╭─ Supplied material

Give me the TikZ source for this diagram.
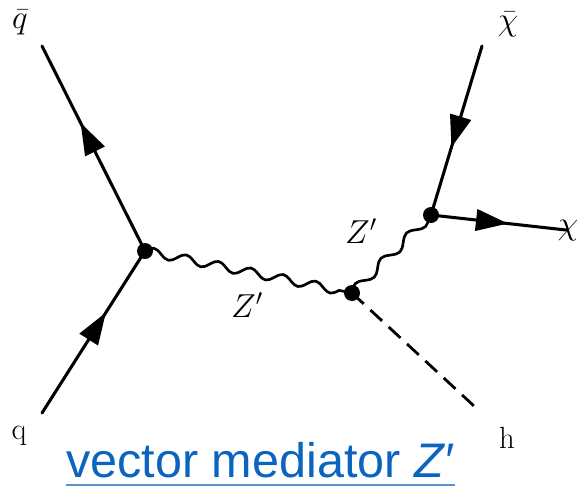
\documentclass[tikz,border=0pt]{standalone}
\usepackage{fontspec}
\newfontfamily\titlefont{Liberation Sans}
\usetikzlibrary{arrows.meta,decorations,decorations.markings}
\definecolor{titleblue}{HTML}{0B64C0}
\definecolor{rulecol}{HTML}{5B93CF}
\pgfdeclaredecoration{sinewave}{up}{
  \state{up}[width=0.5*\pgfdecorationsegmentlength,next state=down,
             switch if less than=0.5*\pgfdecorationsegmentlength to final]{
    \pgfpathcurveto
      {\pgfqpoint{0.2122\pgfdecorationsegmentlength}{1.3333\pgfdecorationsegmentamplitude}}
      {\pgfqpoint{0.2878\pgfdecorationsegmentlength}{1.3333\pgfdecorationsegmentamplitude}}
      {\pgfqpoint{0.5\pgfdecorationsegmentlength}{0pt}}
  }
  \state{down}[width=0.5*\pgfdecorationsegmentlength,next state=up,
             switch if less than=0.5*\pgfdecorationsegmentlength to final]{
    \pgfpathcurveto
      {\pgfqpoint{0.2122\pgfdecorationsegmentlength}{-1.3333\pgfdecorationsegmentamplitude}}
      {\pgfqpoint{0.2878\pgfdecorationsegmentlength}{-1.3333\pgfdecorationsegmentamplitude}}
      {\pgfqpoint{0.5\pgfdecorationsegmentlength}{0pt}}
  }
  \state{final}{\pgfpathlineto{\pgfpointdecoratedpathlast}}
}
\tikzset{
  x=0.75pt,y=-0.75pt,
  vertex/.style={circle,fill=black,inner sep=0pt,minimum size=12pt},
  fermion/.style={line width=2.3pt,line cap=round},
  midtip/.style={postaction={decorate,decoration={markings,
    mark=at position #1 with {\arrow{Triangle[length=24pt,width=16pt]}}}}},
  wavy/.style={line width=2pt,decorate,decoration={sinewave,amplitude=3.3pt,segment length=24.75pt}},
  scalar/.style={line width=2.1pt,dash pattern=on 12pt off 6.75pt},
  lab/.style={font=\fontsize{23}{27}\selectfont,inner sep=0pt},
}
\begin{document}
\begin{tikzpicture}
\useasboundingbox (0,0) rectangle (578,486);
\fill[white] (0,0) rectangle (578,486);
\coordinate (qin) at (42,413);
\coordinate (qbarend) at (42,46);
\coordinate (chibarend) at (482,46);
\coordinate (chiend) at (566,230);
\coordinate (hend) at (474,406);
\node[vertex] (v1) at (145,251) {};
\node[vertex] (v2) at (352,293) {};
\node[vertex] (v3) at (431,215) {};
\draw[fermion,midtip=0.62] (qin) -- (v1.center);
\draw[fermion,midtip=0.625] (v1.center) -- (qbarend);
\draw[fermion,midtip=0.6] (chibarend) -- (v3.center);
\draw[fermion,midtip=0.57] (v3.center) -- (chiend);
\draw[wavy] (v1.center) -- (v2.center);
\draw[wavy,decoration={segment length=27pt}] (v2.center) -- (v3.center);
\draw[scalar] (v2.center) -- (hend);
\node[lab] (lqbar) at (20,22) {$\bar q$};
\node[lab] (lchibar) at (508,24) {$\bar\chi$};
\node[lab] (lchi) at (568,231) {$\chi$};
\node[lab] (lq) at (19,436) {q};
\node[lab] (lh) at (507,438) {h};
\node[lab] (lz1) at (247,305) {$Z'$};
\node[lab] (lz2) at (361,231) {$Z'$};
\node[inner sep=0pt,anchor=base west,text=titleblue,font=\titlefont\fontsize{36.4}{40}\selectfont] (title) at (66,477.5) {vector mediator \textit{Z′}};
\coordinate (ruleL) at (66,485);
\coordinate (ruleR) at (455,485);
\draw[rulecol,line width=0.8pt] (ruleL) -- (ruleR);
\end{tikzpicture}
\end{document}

╰─

What you should do:
Make an exact reproduction of the listing above, without any pictures.

Answer:
Give me the TikZ source for this diagram.
\documentclass[tikz,border=0pt]{standalone}
\usepackage{fontspec}
\newfontfamily\titlefont{Liberation Sans}
\usetikzlibrary{arrows.meta,decorations,decorations.markings}
\definecolor{titleblue}{HTML}{0B64C0}
\definecolor{rulecol}{HTML}{5B93CF}
\pgfdeclaredecoration{sinewave}{up}{
  \state{up}[width=0.5*\pgfdecorationsegmentlength,next state=down,
             switch if less than=0.5*\pgfdecorationsegmentlength to final]{
    \pgfpathcurveto
      {\pgfqpoint{0.2122\pgfdecorationsegmentlength}{1.3333\pgfdecorationsegmentamplitude}}
      {\pgfqpoint{0.2878\pgfdecorationsegmentlength}{1.3333\pgfdecorationsegmentamplitude}}
      {\pgfqpoint{0.5\pgfdecorationsegmentlength}{0pt}}
  }
  \state{down}[width=0.5*\pgfdecorationsegmentlength,next state=up,
             switch if less than=0.5*\pgfdecorationsegmentlength to final]{
    \pgfpathcurveto
      {\pgfqpoint{0.2122\pgfdecorationsegmentlength}{-1.3333\pgfdecorationsegmentamplitude}}
      {\pgfqpoint{0.2878\pgfdecorationsegmentlength}{-1.3333\pgfdecorationsegmentamplitude}}
      {\pgfqpoint{0.5\pgfdecorationsegmentlength}{0pt}}
  }
  \state{final}{\pgfpathlineto{\pgfpointdecoratedpathlast}}
}
\tikzset{
  x=0.75pt,y=-0.75pt,
  vertex/.style={circle,fill=black,inner sep=0pt,minimum size=12pt},
  fermion/.style={line width=2.3pt,line cap=round},
  midtip/.style={postaction={decorate,decoration={markings,
    mark=at position #1 with {\arrow{Triangle[length=24pt,width=16pt]}}}}},
  wavy/.style={line width=2pt,decorate,decoration={sinewave,amplitude=3.3pt,segment length=24.75pt}},
  scalar/.style={line width=2.1pt,dash pattern=on 12pt off 6.75pt},
  lab/.style={font=\fontsize{23}{27}\selectfont,inner sep=0pt},
}
\begin{document}
\begin{tikzpicture}
\useasboundingbox (0,0) rectangle (578,486);
\fill[white] (0,0) rectangle (578,486);
\coordinate (qin) at (42,413);
\coordinate (qbarend) at (42,46);
\coordinate (chibarend) at (482,46);
\coordinate (chiend) at (566,230);
\coordinate (hend) at (474,406);
\node[vertex] (v1) at (145,251) {};
\node[vertex] (v2) at (352,293) {};
\node[vertex] (v3) at (431,215) {};
\draw[fermion,midtip=0.62] (qin) -- (v1.center);
\draw[fermion,midtip=0.625] (v1.center) -- (qbarend);
\draw[fermion,midtip=0.6] (chibarend) -- (v3.center);
\draw[fermion,midtip=0.57] (v3.center) -- (chiend);
\draw[wavy] (v1.center) -- (v2.center);
\draw[wavy,decoration={segment length=27pt}] (v2.center) -- (v3.center);
\draw[scalar] (v2.center) -- (hend);
\node[lab] (lqbar) at (20,22) {$\bar q$};
\node[lab] (lchibar) at (508,24) {$\bar\chi$};
\node[lab] (lchi) at (568,231) {$\chi$};
\node[lab] (lq) at (19,436) {q};
\node[lab] (lh) at (507,438) {h};
\node[lab] (lz1) at (247,305) {$Z'$};
\node[lab] (lz2) at (361,231) {$Z'$};
\node[inner sep=0pt,anchor=base west,text=titleblue,font=\titlefont\fontsize{36.4}{40}\selectfont] (title) at (66,477.5) {vector mediator \textit{Z′}};
\coordinate (ruleL) at (66,485);
\coordinate (ruleR) at (455,485);
\draw[rulecol,line width=0.8pt] (ruleL) -- (ruleR);
\end{tikzpicture}
\end{document}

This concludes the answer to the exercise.